Les heurts évoqués avec des Français en colère ne le desservent ensuite en termes d’images qu’aux yeux des anti-macroniens trop heureux de le voir pris à partie. Mais, comme nous l’avons dit, le Président a bien géré son image lors de ces moments – ou tout simplement laissé parler sa nature, avec ce coté à la fois spontané et clair, volontiers convaincant, qui est l’une de ses forces. Et peut-être ces confrontations directes lui ont-elles permis de mieux comprendre la tension qui monte et de tenter de préparer des contre-feux, par exemple en vue de la manifestation prévue pour le 17 de ce mois.

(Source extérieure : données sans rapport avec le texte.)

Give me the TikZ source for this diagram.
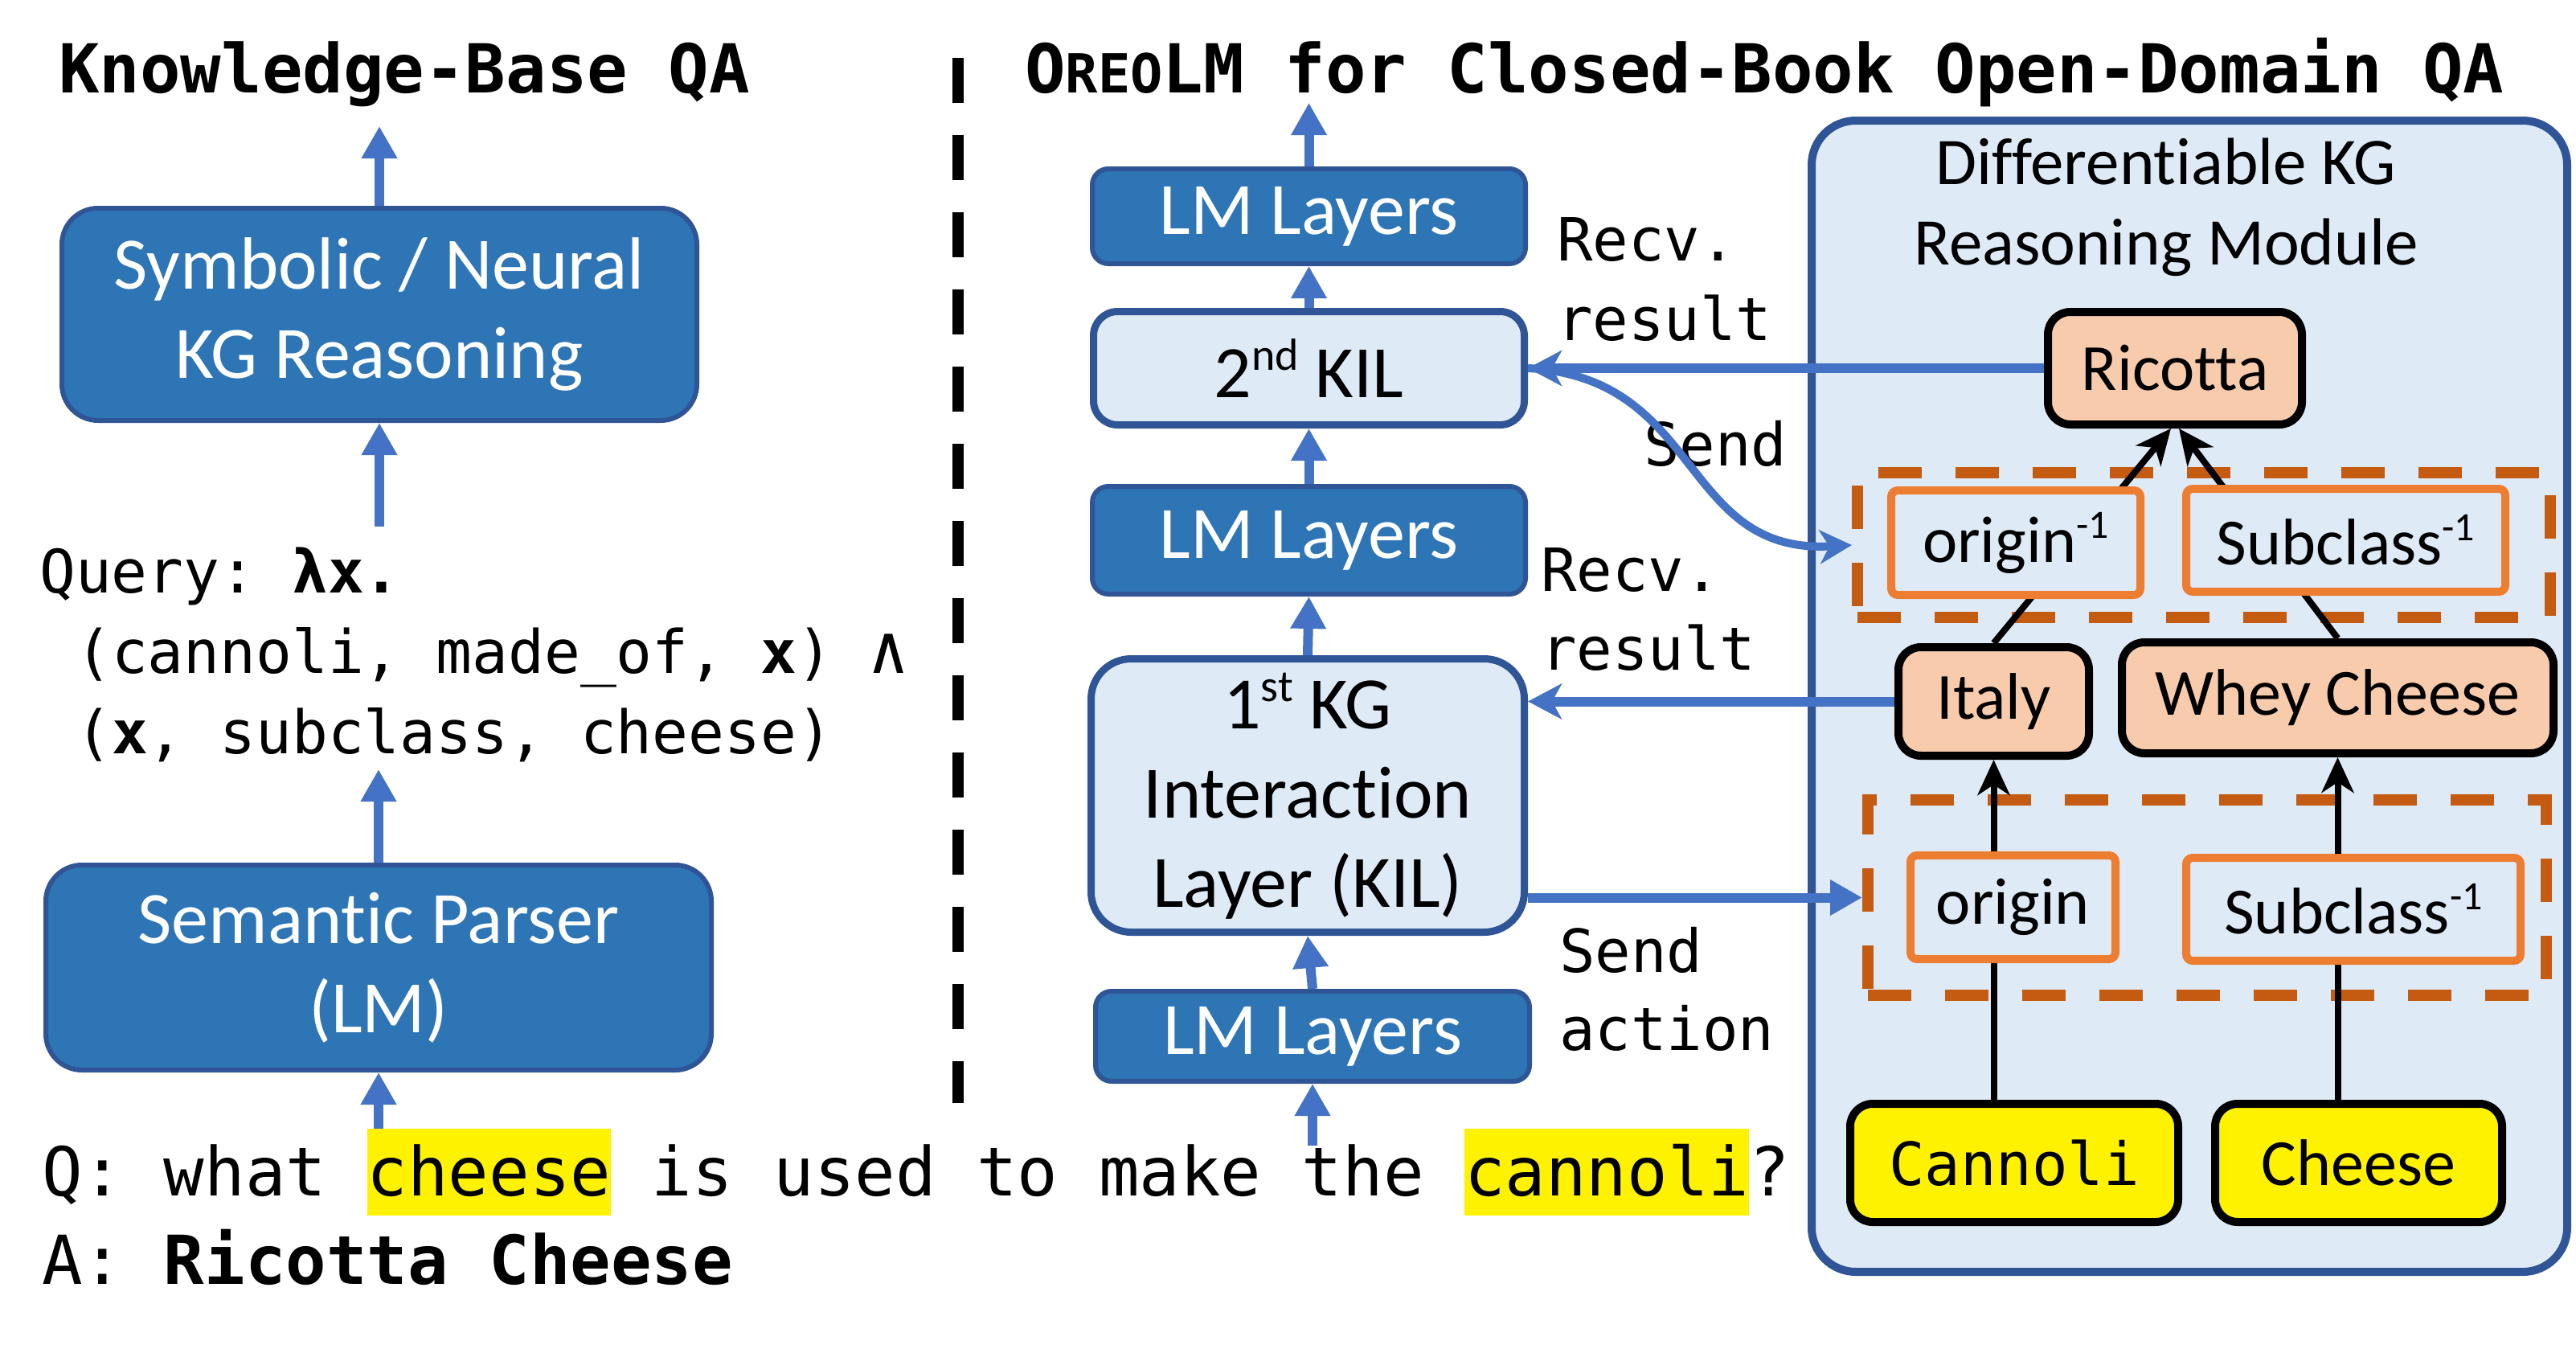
\documentclass[tikz,border=0pt]{standalone}
\usepackage{fontspec}
\setmainfont{Carlito}[RawFeature=-liga]
\newfontfamily\mono{DejaVu Sans Mono}
\usetikzlibrary{arrows.meta,calc}
\definecolor{dblue}{HTML}{2E75B6}
\definecolor{dborder}{HTML}{2F5597}
\definecolor{lblue}{HTML}{DEEBF7}
\definecolor{ablue}{HTML}{4472C4}
\definecolor{peach}{HTML}{F8CBAD}
\definecolor{orng}{HTML}{ED7D31}
\definecolor{dorng}{HTML}{C55A11}
\newcommand{\hlt}[1]{{\setlength{\fboxsep}{0pt}\colorbox{yellow}{\rule[-25pt]{0pt}{108pt}#1}}}
\newcommand{\sups}[3]{\raisebox{#1}{\fontsize{#2}{#2}\selectfont #3}}
\begin{document}
\begin{tikzpicture}[x=1pt,y=-1pt,
  darkbox/.style={draw=dborder, fill=dblue, line width=6pt, rounded corners=45pt, text=white, inner sep=0pt, font=\fontsize{92}{111}\selectfont, align=center},
  lightbox/.style={draw=dborder, fill=lblue, line width=9pt, rounded corners=30pt, text=black, inner sep=0pt, font=\fontsize{92}{111}\selectfont, align=center},
  ent/.style={draw=black, line width=10pt, rounded corners=28pt, fill=peach, inner sep=0pt, font=\fontsize{82}{96}\selectfont},
  rel/.style={draw=orng, line width=10pt, rounded corners=8pt, fill=lblue, inner sep=0pt, font=\fontsize{82}{96}\selectfont},
  grp/.style={draw=dorng, line width=14pt, dash pattern=on 54pt off 42pt, inner sep=0pt},
  ttext/.style={inner sep=0pt, anchor=base west, font=\mono\bfseries\fontsize{84}{100}\selectfont},
  qtext/.style={inner sep=0pt, anchor=base west, font=\mono\fontsize{84}{100}\selectfont\frenchspacing},
  mtext/.style={inner sep=0pt, anchor=base west, font=\mono\fontsize{74.5}{90}\selectfont\frenchspacing},
  lbl/.style={inner sep=0pt, anchor=base west, font=\mono\fontsize{74}{90}\selectfont},
  barrow/.style={draw=ablue, line width=12pt, -{Triangle[length=40pt,width=42pt]}},
  sarrow/.style={draw=ablue, line width=12pt, -{Stealth[length=42pt,width=44pt,inset=12pt]}},
  carrow/.style={draw=ablue, line width=10pt, -{Stealth[length=40pt,width=42pt,inset=12pt]}},
  karrow/.style={draw=black, line width=8pt, -{Stealth[length=44pt,width=40pt,inset=13pt]}}
]
\useasboundingbox (0,0) rectangle (3205,1678);
\fill[white] (0,0) rectangle (3205,1678);

% titles
\node[ttext] (tl) at (73,115) {Knowledge-Base QA};
\node[ttext] (tr) at (1275,115) {O{\fontsize{67}{67}\selectfont REO}LM for Closed-Book Open-Domain QA};

% separator
\coordinate (sepTop) at (1192,72);
\coordinate (sepBot) at (1192,1372);
\draw[line width=14pt, dash pattern=on 56pt off 40pt] (sepTop) -- (sepBot);

% left side
\node[darkbox, minimum width=790pt, minimum height=264pt] (sym) at (472,391) {Symbolic / Neural\\KG Reasoning};
\node[darkbox, minimum width=828pt, minimum height=255pt] (sem) at (471,1203.5) {Semantic Parser\\(LM)};
\coordinate (symTop) at (472,157);
\draw[barrow] (sym.north) -- (symTop);
\coordinate (qTop) at (472,655);
\draw[barrow] (qTop) -- (sym.south);
\coordinate (qBot) at (471,957);
\draw[barrow] (sem.north) -- (qBot);
\coordinate (qIn) at (471,1408);
\draw[barrow] (qIn) -- (sem.south);

\node[mtext] (q1) at (49,737) {Query: {\bfseries λx.}};
\node[mtext] (q2) at (94,837) {(cannoli, made\_of, {\bfseries x}) {\fontsize{84}{90}\selectfont ∧}};
\node[mtext] (q3) at (94,937) {({\bfseries x}, subclass, cheese)};

\node[qtext] (qline) at (52,1487) {Q: what \hlt{cheese} is used to make the \hlt{cannoli}?};
\node[qtext] (aline) at (52,1597) {A: {\bfseries Ricotta Cheese}};

% right stack
\node[darkbox, rounded corners=20pt, minimum width=539pt, minimum height=118pt] (lm3) at (1628.5,269) {LM Layers};
\node[lightbox, minimum width=536pt, minimum height=141pt] (kil2) at (1628.5,458) {2\sups{34pt}{56}{nd} KIL};
\node[darkbox, rounded corners=20pt, minimum width=539pt, minimum height=134pt] (lm2) at (1628.5,672) {LM Layers};
\node[lightbox, rounded corners=50pt, minimum width=539pt, minimum height=340pt, text depth=14pt] (kil1) at (1627,989.5) {1\sups{34pt}{56}{st} KG\\Interaction\\Layer (KIL)};
\node[darkbox, rounded corners=20pt, minimum width=540pt, minimum height=112pt] (lm1) at (1633,1289) {LM Layers};

\coordinate (outTop) at (1628.5,128);
\draw[barrow] (lm3.north) -- (outTop);
\draw[barrow] (kil2.north) -- (lm3.south);
\draw[barrow] (lm2.north) -- (kil2.south);
\draw[barrow] (kil1.north) -- (lm2.south);
\draw[barrow] (lm1.north) -- (kil1.south);
\coordinate (inBot) at (1633,1425);
\draw[barrow] (inBot) -- (lm1.south);

% labels
\node[lbl] (recvA) at (1937,324) {Recv.};
\node[lbl] (resA) at (1937,423) {result};
\node[lbl] (sendA) at (2045,579) {Send};
\node[lbl] (recvB) at (1917,735) {Recv.};
\node[lbl] (resB) at (1917,833) {result};
\node[lbl] (sendB) at (1940,1209) {Send};
\node[lbl] (actB) at (1940,1306) {action};

% module
\node[draw=dborder, fill=lblue, line width=10pt, rounded corners=55pt, minimum width=940pt, minimum height=1432pt, inner sep=0pt] (mod) at (2724,866) {};
\node[font=\fontsize{83}{100}\selectfont, align=center, inner sep=0pt] (modt) at (2695,258) {Differentiable KG\\Reasoning Module};

\node[grp, minimum width=862pt, minimum height=180pt] (gU) at (2742,678) {};
\node[grp, minimum width=844pt, minimum height=243pt] (gL) at (2746,1116.5) {};

\node[ent, minimum width=316pt, minimum height=140pt] (Ricotta) at (2706,458) {Ricotta};
\node[ent, minimum width=237pt, minimum height=135pt] (Italy) at (2480.5,872.5) {Italy};
\node[ent, minimum width=537pt, minimum height=138pt] (Whey) at (2908.5,868) {Whey Cheese};
\node[ent, fill=yellow, minimum width=408pt, minimum height=147pt, font=\mono\fontsize{74}{90}\selectfont] (Cannoli) at (2506,1446.5) {Cannoli};
\node[ent, fill=yellow, minimum width=357pt, minimum height=147pt] (Cheese) at (2934.5,1446.5) {Cheese};

\draw[karrow] (Italy.south |- Cannoli.north) -- (Italy.south);
\draw[karrow] (Whey.south |- Cheese.north) -- (Whey.south);
\draw[karrow] (Italy.north) -- ($(Ricotta.south)+(-5,0)$);
\draw[karrow] (Whey.north) -- ($(Ricotta.south)+(5,0)$);

\node[rel, minimum width=310pt, minimum height=130pt] (o1u) at (2508,675) {origin\sups{30pt}{50}{-1}};
\node[rel, minimum width=397pt, minimum height=128pt] (s1u) at (2918.5,672) {Subclass\sups{30pt}{50}{-1}};
\node[rel, minimum width=255pt, minimum height=129pt] (ol) at (2504.5,1128.5) {origin};
\node[rel, minimum width=416pt, minimum height=128pt] (s1l) at (2928,1131) {Subclass\sups{30pt}{50}{-1}};

% interactions
\draw[sarrow] (Ricotta.west) -- (kil2.east);
\draw[carrow] (kil2.east) .. controls (2120,470) and (2090,690) .. (gU.west);
\draw[sarrow] (Italy.west) -- (Italy.west -| kil1.east);
\draw[barrow] (kil1.east |- gL.west) -- (gL.west);
\end{tikzpicture}
\end{document}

Le Chef de l’État de la Cinquième république, s’il doit écouter les corps constitués, les diverses institutions représentatives, ce que lui disent les élus locaux des régions, des départements, des communes, la tonalité des débats parlementaires, enfin les inquiétudes des Français, n’a pas nécessairement à négocier ensuite avec ses interlocuteurs, et ce pas plus en 2018 que soixante ans avant. S’il estime devoir continuer sa politique, il est parfaitement légitime pour le faire, veillant seulement à ne pas violer les limites de l’article 68 de la Constitution.

On peut critiquer le mélange des genres – mémoriel, social, institutionnel -, on pourra continuer ensuite de s’opposer à la politique menée, mais institutionnellement Emmanuel Macron semble avoir été pleinement à sa place dans cette séquence.